Ansel Adams at 100 (Little, Brown; $150) accompanies a show of the same name (now at the San Francisco Museum of Modern Art), and this austere, elegantly produced volume is its own work of art. John Szarkowski, director emeritus of the Department of Photography at The Museum of Modern Art, in New York, has made a selection of photographs that is, he writes, "a product of a thorough review of work that Adams, at various times in his career, considered important." There are the expected spectacular views of Yosemite's Half Dome and El Capitan, under brilliant sun and fulminating thunderheads; the piercingly clear winter sunrise over the Sierra Nevada; and the serene October moonrise (Halloween night, it's noted) over Hernandez, New Mexico. But there are also lesser-known images—such as rock formations of the Alabama Hills, in the eastern Sierra (top), and a low-key view of rain-covered grasses in Alaska. The book's portrait is not one of a famous photography titan but of a supremely gifted and disciplined artist whose expressions of spirit are, yes, sometimes heavy-handed, but many more times sublime.
— Andrew Long
GREAT MASTERS OF MEXICAN FOLK ART A bright compendium of work by contemporary artisans of Mexico. Among the most striking pieces are a tower of emerald-green glazed clay pots by Neftalí Ayungua Suárez and Francisco Coronel Navarro's fantastically colored wood chest. ABRAMS; $85.

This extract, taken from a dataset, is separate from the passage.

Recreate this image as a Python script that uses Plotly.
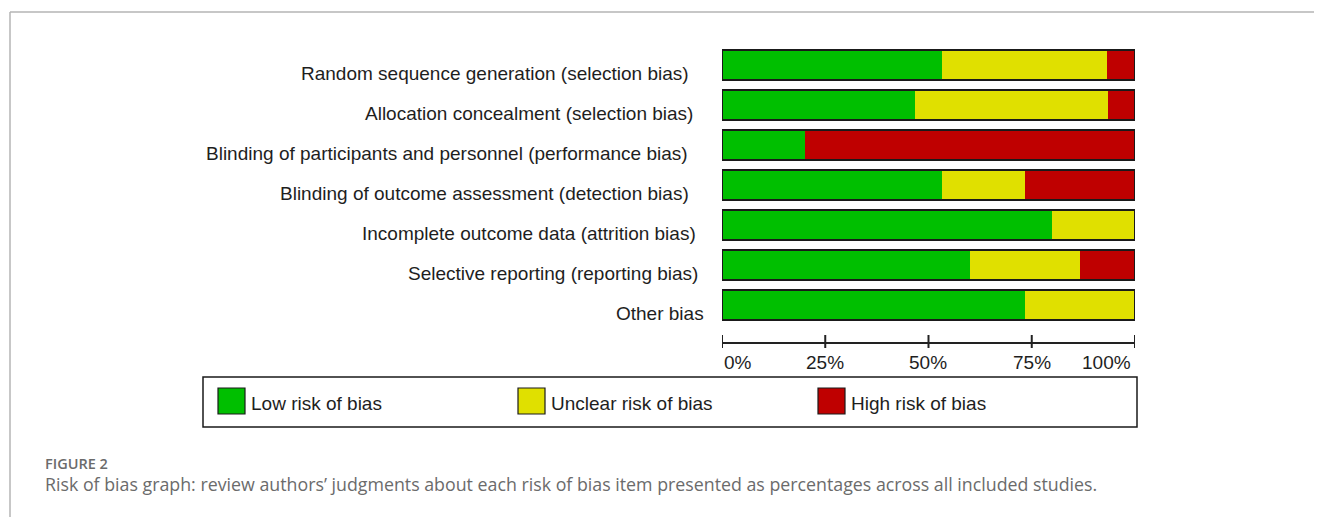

ROBERT POLIDORI: HAVANA Photographer Polidori's seductive and moving album of crumbling facades along the Malecón; atmospheric interior views of grandly faded marble entrance halls, pastel bedrooms, and moldering living rooms; and still-running, pre-Revolutionary Fords, Oldsmobiles, and Chevrolets. STEIDL/D.A.P.; $75.
MANET: THE STILL-LIFE PAINTINGS A luminous collection of many of the 80 natures mortes—bouquets of peonies, a basket of strawberries, a salver of oysters avec Champagne—that the revolutionary French realist painted throughout his career. ABRAMS; $40.
ROMAN GARDENS A tour of 12 villas, from ruined imperial palaces on the Palatine to Renaissance masterworks by Bartolomeo Ammannati and Bramante. Art historian Marcello Fagiolo and photographer Roberto Schezen provide sumptuous images and descriptions. MONACELLI PRESS; $65.
INDIAN INTERIORS Photographer Deidi von Schaewen and journalist Sunil Sethi take readers on a private tour of India's varied and gilded homes, including one designed by Le Corbusier for a family of textile magnates in Ahmedabad. TASCHEN; $40.
FRANK LLOYD WRIGHT AND THE ART OF JAPAN Art historian Julia Meech examines the architect's lifelong fascination with Asian woodblock prints, folding screens, textiles, ceramics, sculptures, and carpets. Generously illustrated with prints and photographs from Wright's own collection. JAPAN SOCIETY/ABRAMS; $50.